Goal:
Copy out every line of the data exactly.
▶
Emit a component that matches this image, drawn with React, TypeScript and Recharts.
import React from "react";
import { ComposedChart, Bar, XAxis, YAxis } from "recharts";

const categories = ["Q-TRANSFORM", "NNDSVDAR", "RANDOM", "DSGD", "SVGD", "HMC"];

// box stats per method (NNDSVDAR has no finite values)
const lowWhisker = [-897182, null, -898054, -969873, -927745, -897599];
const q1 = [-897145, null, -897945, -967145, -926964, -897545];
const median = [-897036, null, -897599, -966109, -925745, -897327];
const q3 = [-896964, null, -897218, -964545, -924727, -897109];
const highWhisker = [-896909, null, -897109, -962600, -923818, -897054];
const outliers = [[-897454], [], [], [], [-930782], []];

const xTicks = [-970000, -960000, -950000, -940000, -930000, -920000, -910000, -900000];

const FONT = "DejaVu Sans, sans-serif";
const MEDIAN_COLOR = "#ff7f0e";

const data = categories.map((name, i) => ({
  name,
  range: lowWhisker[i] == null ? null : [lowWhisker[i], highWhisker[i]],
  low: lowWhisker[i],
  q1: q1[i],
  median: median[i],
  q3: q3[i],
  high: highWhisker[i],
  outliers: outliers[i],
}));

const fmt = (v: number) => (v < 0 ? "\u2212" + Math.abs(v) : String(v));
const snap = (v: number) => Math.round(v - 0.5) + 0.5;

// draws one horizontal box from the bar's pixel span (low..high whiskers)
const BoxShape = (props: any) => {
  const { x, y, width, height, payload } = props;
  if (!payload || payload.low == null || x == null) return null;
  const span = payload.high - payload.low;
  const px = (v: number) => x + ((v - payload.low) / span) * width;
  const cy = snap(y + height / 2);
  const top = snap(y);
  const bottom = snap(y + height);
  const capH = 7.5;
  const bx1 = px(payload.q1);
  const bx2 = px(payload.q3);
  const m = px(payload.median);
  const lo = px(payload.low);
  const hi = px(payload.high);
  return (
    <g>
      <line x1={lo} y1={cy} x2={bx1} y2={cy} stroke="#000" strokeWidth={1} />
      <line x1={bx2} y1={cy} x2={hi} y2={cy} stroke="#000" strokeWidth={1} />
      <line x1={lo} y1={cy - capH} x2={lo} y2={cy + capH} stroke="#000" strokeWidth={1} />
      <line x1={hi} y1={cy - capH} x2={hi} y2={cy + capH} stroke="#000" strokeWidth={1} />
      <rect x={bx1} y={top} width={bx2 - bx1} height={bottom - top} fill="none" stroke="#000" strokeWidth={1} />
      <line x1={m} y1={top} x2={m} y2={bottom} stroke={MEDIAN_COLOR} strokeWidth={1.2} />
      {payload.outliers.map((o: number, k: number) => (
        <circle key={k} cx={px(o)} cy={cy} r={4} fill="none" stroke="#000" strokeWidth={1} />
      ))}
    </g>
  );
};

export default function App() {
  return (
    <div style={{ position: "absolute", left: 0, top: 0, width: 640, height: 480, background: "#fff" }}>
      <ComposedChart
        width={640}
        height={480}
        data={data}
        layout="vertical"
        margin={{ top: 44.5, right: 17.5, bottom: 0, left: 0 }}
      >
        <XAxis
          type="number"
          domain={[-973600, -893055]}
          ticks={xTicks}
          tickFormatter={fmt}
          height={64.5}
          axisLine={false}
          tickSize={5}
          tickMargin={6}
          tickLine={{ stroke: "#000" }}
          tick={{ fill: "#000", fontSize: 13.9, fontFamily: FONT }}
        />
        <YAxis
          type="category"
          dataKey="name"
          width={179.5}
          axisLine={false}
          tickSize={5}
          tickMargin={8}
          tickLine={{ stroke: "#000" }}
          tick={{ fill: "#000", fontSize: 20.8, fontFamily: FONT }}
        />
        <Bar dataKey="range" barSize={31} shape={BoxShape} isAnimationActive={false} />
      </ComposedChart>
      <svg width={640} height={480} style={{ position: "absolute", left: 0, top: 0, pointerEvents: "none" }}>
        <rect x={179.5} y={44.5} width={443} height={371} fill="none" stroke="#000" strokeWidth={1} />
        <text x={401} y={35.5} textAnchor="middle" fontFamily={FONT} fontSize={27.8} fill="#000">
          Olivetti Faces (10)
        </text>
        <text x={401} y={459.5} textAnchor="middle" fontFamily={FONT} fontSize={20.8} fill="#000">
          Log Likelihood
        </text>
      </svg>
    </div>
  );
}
◀
The solution:
Emit a component that matches this image, drawn with React, TypeScript and Recharts.
import React from "react";
import { ComposedChart, Bar, XAxis, YAxis } from "recharts";

const categories = ["Q-TRANSFORM", "NNDSVDAR", "RANDOM", "DSGD", "SVGD", "HMC"];

// box stats per method (NNDSVDAR has no finite values)
const lowWhisker = [-897182, null, -898054, -969873, -927745, -897599];
const q1 = [-897145, null, -897945, -967145, -926964, -897545];
const median = [-897036, null, -897599, -966109, -925745, -897327];
const q3 = [-896964, null, -897218, -964545, -924727, -897109];
const highWhisker = [-896909, null, -897109, -962600, -923818, -897054];
const outliers = [[-897454], [], [], [], [-930782], []];

const xTicks = [-970000, -960000, -950000, -940000, -930000, -920000, -910000, -900000];

const FONT = "DejaVu Sans, sans-serif";
const MEDIAN_COLOR = "#ff7f0e";

const data = categories.map((name, i) => ({
  name,
  range: lowWhisker[i] == null ? null : [lowWhisker[i], highWhisker[i]],
  low: lowWhisker[i],
  q1: q1[i],
  median: median[i],
  q3: q3[i],
  high: highWhisker[i],
  outliers: outliers[i],
}));

const fmt = (v: number) => (v < 0 ? "\u2212" + Math.abs(v) : String(v));
const snap = (v: number) => Math.round(v - 0.5) + 0.5;

// draws one horizontal box from the bar's pixel span (low..high whiskers)
const BoxShape = (props: any) => {
  const { x, y, width, height, payload } = props;
  if (!payload || payload.low == null || x == null) return null;
  const span = payload.high - payload.low;
  const px = (v: number) => x + ((v - payload.low) / span) * width;
  const cy = snap(y + height / 2);
  const top = snap(y);
  const bottom = snap(y + height);
  const capH = 7.5;
  const bx1 = px(payload.q1);
  const bx2 = px(payload.q3);
  const m = px(payload.median);
  const lo = px(payload.low);
  const hi = px(payload.high);
  return (
    <g>
      <line x1={lo} y1={cy} x2={bx1} y2={cy} stroke="#000" strokeWidth={1} />
      <line x1={bx2} y1={cy} x2={hi} y2={cy} stroke="#000" strokeWidth={1} />
      <line x1={lo} y1={cy - capH} x2={lo} y2={cy + capH} stroke="#000" strokeWidth={1} />
      <line x1={hi} y1={cy - capH} x2={hi} y2={cy + capH} stroke="#000" strokeWidth={1} />
      <rect x={bx1} y={top} width={bx2 - bx1} height={bottom - top} fill="none" stroke="#000" strokeWidth={1} />
      <line x1={m} y1={top} x2={m} y2={bottom} stroke={MEDIAN_COLOR} strokeWidth={1.2} />
      {payload.outliers.map((o: number, k: number) => (
        <circle key={k} cx={px(o)} cy={cy} r={4} fill="none" stroke="#000" strokeWidth={1} />
      ))}
    </g>
  );
};

export default function App() {
  return (
    <div style={{ position: "absolute", left: 0, top: 0, width: 640, height: 480, background: "#fff" }}>
      <ComposedChart
        width={640}
        height={480}
        data={data}
        layout="vertical"
        margin={{ top: 44.5, right: 17.5, bottom: 0, left: 0 }}
      >
        <XAxis
          type="number"
          domain={[-973600, -893055]}
          ticks={xTicks}
          tickFormatter={fmt}
          height={64.5}
          axisLine={false}
          tickSize={5}
          tickMargin={6}
          tickLine={{ stroke: "#000" }}
          tick={{ fill: "#000", fontSize: 13.9, fontFamily: FONT }}
        />
        <YAxis
          type="category"
          dataKey="name"
          width={179.5}
          axisLine={false}
          tickSize={5}
          tickMargin={8}
          tickLine={{ stroke: "#000" }}
          tick={{ fill: "#000", fontSize: 20.8, fontFamily: FONT }}
        />
        <Bar dataKey="range" barSize={31} shape={BoxShape} isAnimationActive={false} />
      </ComposedChart>
      <svg width={640} height={480} style={{ position: "absolute", left: 0, top: 0, pointerEvents: "none" }}>
        <rect x={179.5} y={44.5} width={443} height={371} fill="none" stroke="#000" strokeWidth={1} />
        <text x={401} y={35.5} textAnchor="middle" fontFamily={FONT} fontSize={27.8} fill="#000">
          Olivetti Faces (10)
        </text>
        <text x={401} y={459.5} textAnchor="middle" fontFamily={FONT} fontSize={20.8} fill="#000">
          Log Likelihood
        </text>
      </svg>
    </div>
  );
}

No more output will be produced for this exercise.